Figure scripts
* BEGIN *
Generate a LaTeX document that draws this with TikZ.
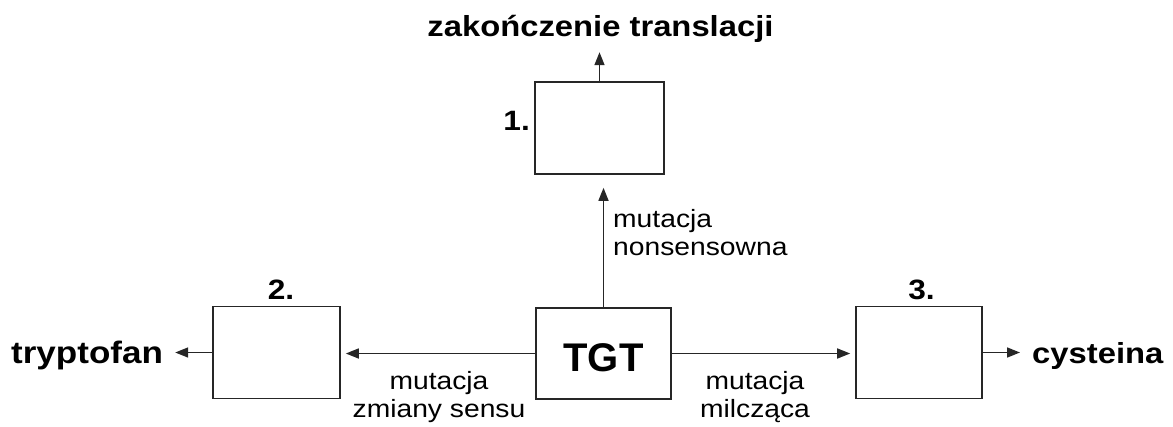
\documentclass[tikz,border=0pt]{standalone}
\usepackage{fontspec}
\setmainfont{Liberation Sans}[FakeStretch=1.13]
\newfontfamily\tgtfont{Liberation Sans}
\usetikzlibrary{arrows.meta}
\usetikzlibrary{calc}

\begin{document}
\begin{tikzpicture}[x=1pt, y=1pt,
    box/.style={draw=black!85, line width=1.6pt, inner sep=0, minimum height=92pt},
    arr/.style={draw=black!85, line width=1.6pt, -{Triangle[length=13pt,width=10pt]}},
    mut/.style={inner sep=0, align=center, font=\fontsize{25}{28}\selectfont},
    word/.style={inner sep=0, font=\bfseries\fontsize{29}{34}\selectfont}]
    \useasboundingbox (0,0) rectangle (1173,-426);
    % boxes
    \node[box, minimum width=129pt] (b1) at (599.5,-128) {};
    \node[box, minimum width=127pt] (b2) at (276.5,-352.5) {};
    \node[box, minimum width=126pt] (b3) at (919,-352.5) {};
    \node[box, minimum width=135pt, minimum height=91pt, text height=37pt,
          font=\tgtfont\bfseries\fontsize{40}{40}\selectfont] (tgt) at (603.5,-353.5) {TGT};
    % numbers
    \node[word, anchor=base east, font=\bfseries\fontsize{28}{34}\selectfont] (n1) at (530,-130) {1.};
    \node[word, anchor=base, font=\bfseries\fontsize{28}{34}\selectfont] (n2) at (281,-299) {2.};
    \node[word, anchor=base, font=\bfseries\fontsize{28}{34}\selectfont] (n3) at (921.5,-299) {3.};
    % outcomes
    \node[word, anchor=base] (end) at (600.5,-36) {zakończenie translacji};
    \node[word, anchor=base west, font=\bfseries\fontsize{31}{34}\selectfont] (tryp) at (11,-363) {tryptofan};
    \node[word, anchor=base west] (cys) at (1032,-363) {cysteina};
    % mutation labels
    \node[mut, align=left, anchor=north west] (mn) at (613,-209) {mutacja\\nonsensowna};
    \node[mut, anchor=north] (mzs) at (439,-371) {mutacja\\zmiany sensu};
    \node[mut, anchor=north] (mm) at (755,-371) {mutacja\\milcząca};
    % arrows
    \draw[arr, shorten >=10pt] (b1.north) -- (b1.north |- end.south);
    \draw[arr, shorten >=13pt] (tgt.north) -- (tgt.north |- b1.south);
    \draw[arr, shorten >=5pt] (tgt.west) -- (tgt.west -| b2.east);
    \draw[arr, shorten >=5pt] (tgt.east) -- (tgt.east -| b3.west);
    \draw[arr, shorten >=12pt] (b2.west) -- (b2.west -| tryp.east);
    \draw[arr, shorten >=12pt] (b3.east) -- (b3.east -| cys.west);
\end{tikzpicture}
\end{document}
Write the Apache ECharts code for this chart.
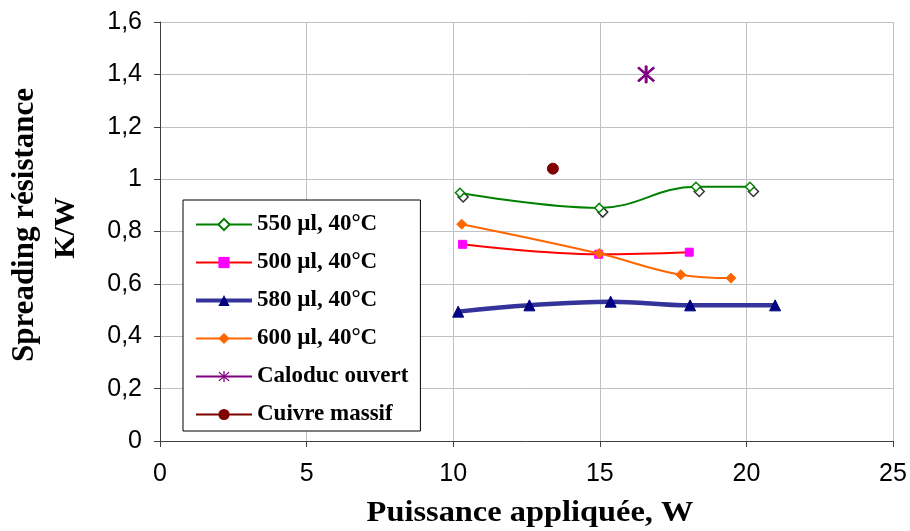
<!DOCTYPE html>
<html>
<head>
<meta charset="utf-8">
<script src="https://cdn.jsdelivr.net/npm/echarts@6/dist/echarts.min.js"></script>
<style>html,body{margin:0;padding:0;background:#fff}#c{width:910px;height:531px}</style>
</head>
<body>
<div id="c"></div>
<script>
// ---- data ----
const x550 = [10.23, 14.98, 18.28, 20.12];
const y550 = [0.948, 0.890, 0.971, 0.971];
const x550b = [10.34, 15.10, 18.39, 20.24];
const y550b = [0.932, 0.874, 0.953, 0.953];
const x500 = [10.32, 14.96, 18.05];
const y500 = [0.751, 0.713, 0.721];
const x580 = [10.17, 12.6, 15.37, 18.08, 20.98];
const y580 = [0.494, 0.518, 0.532, 0.518, 0.518];
const x600 = [10.29, 14.98, 17.76, 19.47];
const y600 = [0.828, 0.716, 0.635, 0.622];
const xCaloduc = [16.58];
const yCaloduc = [1.40];
const xCuivre = [13.40];
const yCuivre = [1.04];
const names = ['550 µl, 40°C', '500 µl, 40°C', '580 µl, 40°C', '600 µl, 40°C', 'Caloduc ouvert', 'Cuivre massif'];
const xTitle = 'Puissance appliquée, W';
const yTitle1 = 'Spreading résistance';
const yTitle2 = 'K/W';

const pts = (xs, ys) => xs.map((x, i) => [x, ys[i]]);
const serif = "'Liberation Serif', 'DejaVu Serif', serif";
const sans = "'Liberation Sans', Arial, sans-serif";
const star = 'path://M9,0L11,0L11,20L9,20Z M2.7,1.3L18.7,17.3L17.3,18.7L1.3,2.7Z M17.3,1.3L18.7,2.7L2.7,18.7L1.3,17.3Z';

const chart = echarts.init(document.getElementById('c'), null, {renderer: 'canvas'});
chart.setOption({
  animation: false,
  backgroundColor: '#fff',
  grid: {left: 160, right: 17, top: 22, bottom: 90, containLabel: false},
  xAxis: {
    type: 'value', min: 0, max: 25, interval: 5,
    axisLine: {show: true, onZero: false, lineStyle: {color: '#404040', width: 1}},
    axisTick: {show: true, length: 6, lineStyle: {color: '#404040'}},
    splitLine: {show: true, lineStyle: {color: '#c0c0c0', width: 1}},
    axisLabel: {fontSize: 25, fontFamily: sans, color: '#000', margin: 21}
  },
  yAxis: {
    type: 'value', min: 0, max: 1.6, interval: 0.2,
    axisLine: {show: true, onZero: false, lineStyle: {color: '#404040', width: 1}},
    axisTick: {show: true, length: 6, lineStyle: {color: '#404040'}},
    splitLine: {show: true, lineStyle: {color: '#c0c0c0', width: 1}},
    axisLabel: {fontSize: 25, fontFamily: sans, color: '#000', margin: 18,
      formatter: v => String(+v.toFixed(1)).replace('.', ',')}
  },
  legend: {
    data: names.map((n, i) => i === 2 ? {name: n, lineStyle: {width: 4}} : {name: n}),
    orient: 'vertical',
    left: 183, top: 200,
    padding: [13, 12, 5, 11],
    itemGap: 15,
    itemWidth: 56, itemHeight: 14,
    backgroundColor: '#fff',
    borderColor: '#000', borderWidth: 1, borderRadius: 0,
    textStyle: {fontSize: 23, fontWeight: 'bold', fontFamily: serif, color: '#000', lineHeight: 23}
  },
  graphic: [
    {type: 'text', x: 530, y: 513, scaleX: 1.08, style: {text: xTitle, font: "bold 30px 'Liberation Serif'", fill: '#000', align: 'center', verticalAlign: 'middle'}},
    {type: 'text', x: 25, y: 225, rotation: Math.PI / 2, style: {text: yTitle1, font: "bold 31px 'Liberation Serif'", fill: '#000', align: 'center', verticalAlign: 'middle'}},
    {type: 'text', x: 66, y: 228, rotation: Math.PI / 2, style: {text: yTitle2, font: "bold 30px 'Liberation Serif'", fill: '#000', align: 'center', verticalAlign: 'middle'}}
  ],
  series: [
    {name: names[0], type: 'line', data: pts(x550, y550), smooth: 0.4, color: '#008000',
      lineStyle: {color: '#008000', width: 2},
      symbol: 'diamond', symbolSize: 9, showAllSymbol: true,
      itemStyle: {color: '#fff', borderColor: '#008000', borderWidth: 1.5}, z: 3},
    {name: '550b', type: 'scatter', data: pts(x550b, y550b),
      symbol: 'diamond', symbolSize: 10,
      itemStyle: {color: '#fff', borderColor: '#000', borderWidth: 1.5}, z: 2},
    {name: names[1], type: 'line', data: pts(x500, y500), smooth: 0.4, color: '#ff0000',
      lineStyle: {color: '#ff0000', width: 2},
      symbol: 'rect', symbolSize: 8,
      itemStyle: {color: '#ff00ff', borderColor: '#ff00ff'}, z: 3},
    {name: names[2], type: 'line', data: pts(x580, y580), smooth: 0.4, color: '#333399',
      lineStyle: {color: '#333399', width: 4.5},
      symbol: 'triangle', symbolSize: 11,
      itemStyle: {color: '#000080', borderColor: '#000080'}, z: 3},
    {name: names[3], type: 'line', data: pts(x600, y600), smooth: 0.4, color: '#ff6600',
      lineStyle: {color: '#ff6600', width: 2},
      symbol: 'diamond', symbolSize: 10,
      itemStyle: {color: '#ff6600', borderColor: '#ff6600'}, z: 4},
    {name: names[4], type: 'line', data: pts(xCaloduc, yCaloduc), color: '#800080',
      lineStyle: {color: '#800080', width: 2},
      symbol: star, symbolSize: 17,
      itemStyle: {color: '#800080', borderColor: '#800080'}, z: 3},
    {name: names[5], type: 'line', data: pts(xCuivre, yCuivre), color: '#800000',
      lineStyle: {color: '#800000', width: 2},
      symbol: 'circle', symbolSize: 11,
      itemStyle: {color: '#800000', borderColor: '#800000'}, z: 3}
  ]
});
</script>
</body>
</html>
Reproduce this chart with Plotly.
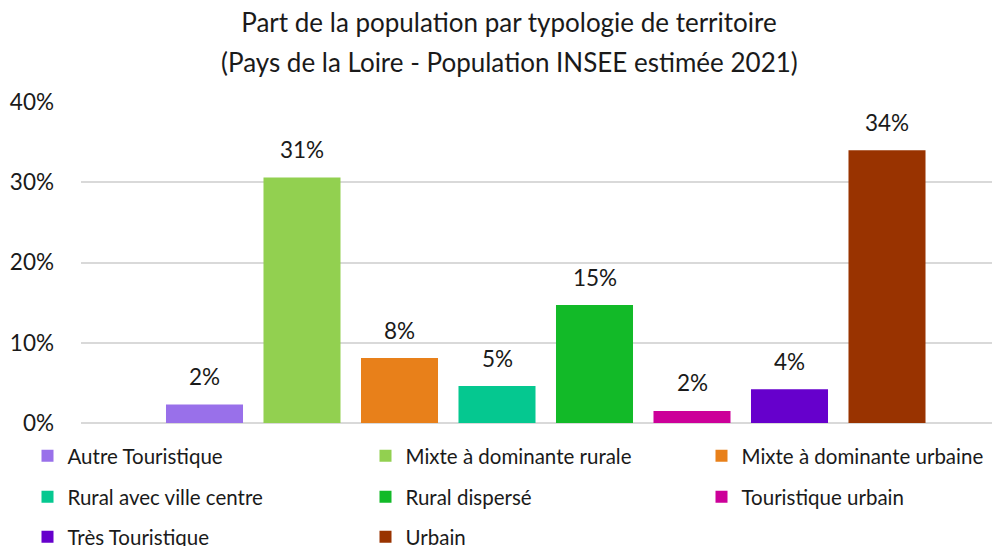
import plotly.graph_objects as go

title_line1 = "Part de la population par typologie de territoire"
title_line2 = "(Pays de la Loire - Population INSEE estimée 2021)"

categories = [
    "Autre Touristique",
    "Mixte à dominante rurale",
    "Mixte à dominante urbaine",
    "Rural avec ville centre",
    "Rural dispersé",
    "Touristique urbain",
    "Très Touristique",
    "Urbain",
]
values = [2.3, 30.6, 8.1, 4.6, 14.7, 1.5, 4.2, 34.0]
labels = ["2%", "31%", "8%", "5%", "15%", "2%", "4%", "34%"]
colors = ["#9970EA", "#92D050", "#E8801A", "#05C890", "#12BA28", "#CC0099", "#6600CC", "#993300"]

y_ticks = [0, 10, 20, 30, 40]
y_ticklabels = ["0%", "10%", "20%", "30%", "40%"]

FONT = "Lato"
TXT = "#1a1a1a"
W, H = 1000, 546
L, T, B, R = 73, 94, 131.3, 0
PW = W - L - R

fig = go.Figure()
legend_layout = {}
col_x = [19.5, 357.5, 693.5]
row_y = [448, 489, 529]
for i, (cat, val, col) in enumerate(zip(categories, values, colors)):
    lname = "legend" if i == 0 else f"legend{i + 1}"
    fig.add_trace(go.Bar(
        x=[i], y=[val], name=cat, marker=dict(color=col, line=dict(width=0)),
        width=0.79, legend=lname, hoverinfo="skip",
    ))
    fig.add_annotation(x=i, y=val, text=labels[i], showarrow=False, yanchor="middle",
                       yshift=28, font=dict(family=FONT, size=22.5, color=TXT))
    legend_layout[lname] = dict(
        orientation="h", xanchor="left", yanchor="middle",
        xref="container", yref="container",
        x=col_x[i % 3] / W, y=1 - row_y[i // 3] / H,
        font=dict(family=FONT, size=20.5, color=TXT),
        bgcolor="rgba(0,0,0,0)", itemclick=False, itemdoubleclick=False,
    )

fig.add_annotation(text=title_line2, xref="paper", yref="paper", x=(501 - L) / PW, y=1,
                   xanchor="center", yanchor="middle", yshift=40, showarrow=False,
                   font=dict(family=FONT, size=26, color=TXT))

fig.update_layout(
    width=W, height=H,
    margin=dict(l=L, r=R, t=T, b=B, autoexpand=False),
    paper_bgcolor="white", plot_bgcolor="white",
    barmode="overlay",
    title=dict(text=title_line1, x=501 / W, xanchor="center",
               y=1 - 15 / H, yanchor="middle", yref="container",
               font=dict(family=FONT, size=26, color=TXT)),
    xaxis=dict(range=[-(196.5 - L) / 97.5, -(196.5 - L) / 97.5 + PW / 97.5],
               showticklabels=False, showgrid=False,
               zeroline=False, showline=False, fixedrange=True),
    yaxis=dict(range=[0, 40], tickvals=y_ticks, ticktext=y_ticklabels,
               showgrid=True, gridcolor="#D9D9D9", gridwidth=1.5,
               zeroline=True, zerolinecolor="#D9D9D9", zerolinewidth=1.5,
               showline=False, ticks="", ticklabelstandoff=26,
               tickfont=dict(family=FONT, size=22.5, color=TXT), fixedrange=True),
    showlegend=True,
    **legend_layout,
)

fig.write_html("out.html")
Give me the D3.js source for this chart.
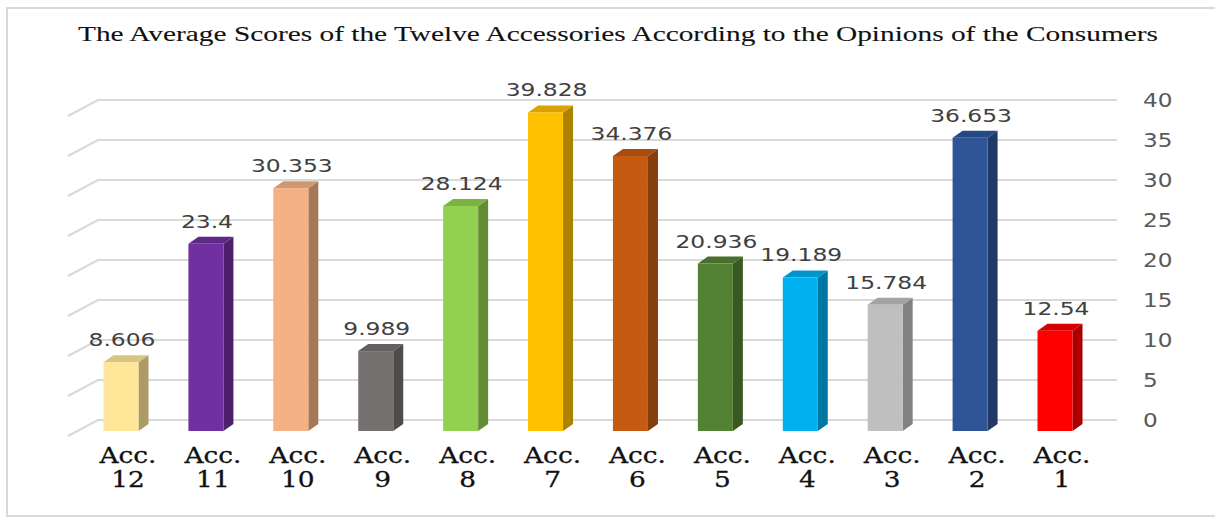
<!DOCTYPE html>
<html>
<head>
<meta charset="utf-8">
<script src="https://cdn.jsdelivr.net/npm/d3@7"></script>
<style>
  html, body { margin: 0; padding: 0; background: #ffffff; }
  svg { display: block; }
</style>
</head>
<body>
<svg id="chart" width="1215" height="519"></svg>
<script>
// Average score per accessory, in display order (left to right)
const categories = ["Acc. 12", "Acc. 11", "Acc. 10", "Acc. 9", "Acc. 8", "Acc. 7",
                    "Acc. 6", "Acc. 5", "Acc. 4", "Acc. 3", "Acc. 2", "Acc. 1"];
const scores = [8.606, 23.4, 30.353, 9.989, 28.124, 39.828,
                34.376, 20.936, 19.189, 15.784, 36.653, 12.54];
const labels = ["8.606", "23.4", "30.353", "9.989", "28.124", "39.828",
                "34.376", "20.936", "19.189", "15.784", "36.653", "12.54"];
const barColors = ["#FFE699", "#7030A0", "#F4B183", "#767171", "#92D050", "#FFC000",
                   "#C55A11", "#548235", "#00B0F0", "#BFBFBF", "#2F5597", "#FF0000"];
const tickValues = [0, 5, 10, 15, 20, 25, 30, 35, 40];

const svg = d3.select("#chart");

// outer frame
svg.append("rect")
  .attr("x", 7).attr("y", 8).attr("width", 1230).attr("height", 508)
  .attr("fill", "none").attr("stroke", "#d9d9d9").attr("stroke-width", 2);

// title
svg.append("text")
  .attr("x", 78).attr("y", 41)
  .attr("textLength", 1080).attr("lengthAdjust", "spacingAndGlyphs")
  .attr("font-family", "Liberation Serif, serif")
  .attr("font-size", 21).attr("fill", "#111")
  .attr("stroke", "#111").attr("stroke-width", 0.1)
  .text("The Average Scores of the Twelve Accessories According to the Opinions of the Consumers");

// scales: back wall and front plane of the bars
const yBack = d3.scaleLinear().domain([0, 40]).range([420, 100]);
const yFront = d3.scaleLinear().domain([0, 40]).range([431, 111]);
const x = d3.scalePoint().domain(categories).range([121, 1055]);

const wallLeft = 98, wallRight = 1117;
const floorDx = -30, floorDy = 16;

// back-wall gridlines with the receding side-wall segments
const grid = svg.append("g").attr("stroke", "#d9d9d9").attr("stroke-width", 2).attr("fill", "none");
tickValues.forEach(v => {
  const yb = yBack(v);
  grid.append("path")
    .attr("d", `M${wallLeft + floorDx},${yb + floorDy}L${wallLeft},${yb}L${wallRight},${yb}`);
});

// value axis on the right
const axis = d3.axisRight(yBack).tickValues(tickValues).tickSize(0).tickPadding(0);
const axisG = svg.append("g").attr("transform", `translate(1143,0)`).call(axis);
axisG.select(".domain").remove();
axisG.selectAll(".tick text")
  .attr("x", 0).attr("dy", "0.35em")
  .attr("text-anchor", "start")
  .attr("font-family", "DejaVu Sans, sans-serif")
  .attr("font-size", 19).attr("fill", "#595959")
  .attr("transform", "scale(1.22,1)");

// 3D columns
const barW = 35, depthDx = 10, depthDy = -7;
const bars = svg.append("g");
categories.forEach((c, i) => {
  const cx = x(c);
  const x0 = cx - barW / 2, x1 = cx + barW / 2;
  const yb = yFront(0), yt = yFront(scores[i]);
  const base = d3.color(barColors[i]);
  const g = bars.append("g");
  // side face
  g.append("path")
    .attr("d", `M${x1},${yb}L${x1 + depthDx},${yb + depthDy}L${x1 + depthDx},${yt + depthDy}L${x1},${yt}Z`)
    .attr("fill", base.darker(1.1).formatHex());
  // top face
  g.append("path")
    .attr("d", `M${x0},${yt}L${x0 + depthDx},${yt + depthDy}L${x1 + depthDx},${yt + depthDy}L${x1},${yt}Z`)
    .attr("fill", base.darker(0.45).formatHex());
  // front face
  g.append("rect")
    .attr("x", x0).attr("y", yt).attr("width", barW).attr("height", yb - yt)
    .attr("fill", base.formatHex());
});

// value labels above the columns
svg.append("g").selectAll("text")
  .data(categories)
  .join("text")
  .attr("transform", (c, i) => `translate(${x(c) + 1},${yFront(scores[i]) - 16}) scale(1.3,1)`)
  .attr("text-anchor", "middle")
  .attr("font-family", "DejaVu Sans, sans-serif")
  .attr("font-size", 18).attr("fill", "#404040")
  .text((c, i) => labels[i]);

// category labels, two lines each
const catG = svg.append("g");
categories.forEach(c => {
  const parts = c.split(" ");
  const t = catG.append("text")
    .attr("transform", `translate(${x(c) + 7},0) scale(1.2,1)`)
    .attr("text-anchor", "middle")
    .attr("font-family", "DejaVu Serif, serif")
    .attr("font-size", 22).attr("fill", "#111")
    .attr("stroke", "#111").attr("stroke-width", 0.3);
  t.append("tspan").attr("x", 0).attr("y", 463).text(parts[0]);
  t.append("tspan").attr("x", 0).attr("y", 487).text(parts[1]);
});
</script>
</body>
</html>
* END *
## WHAT IS BEING ASKED
Leave out the pictures and transcribe exactly the lines from the one containing "Reproduce this chart with Plotly." through the one containing "de la Loire".

## SOLUTION FOR THIS TASK
Reproduce this chart with Plotly.
import plotly.graph_objects as go

title_line1 = "Part de la population par typologie de territoire"
title_line2 = "(Pays de la Loire - Population INSEE estimée 2021)"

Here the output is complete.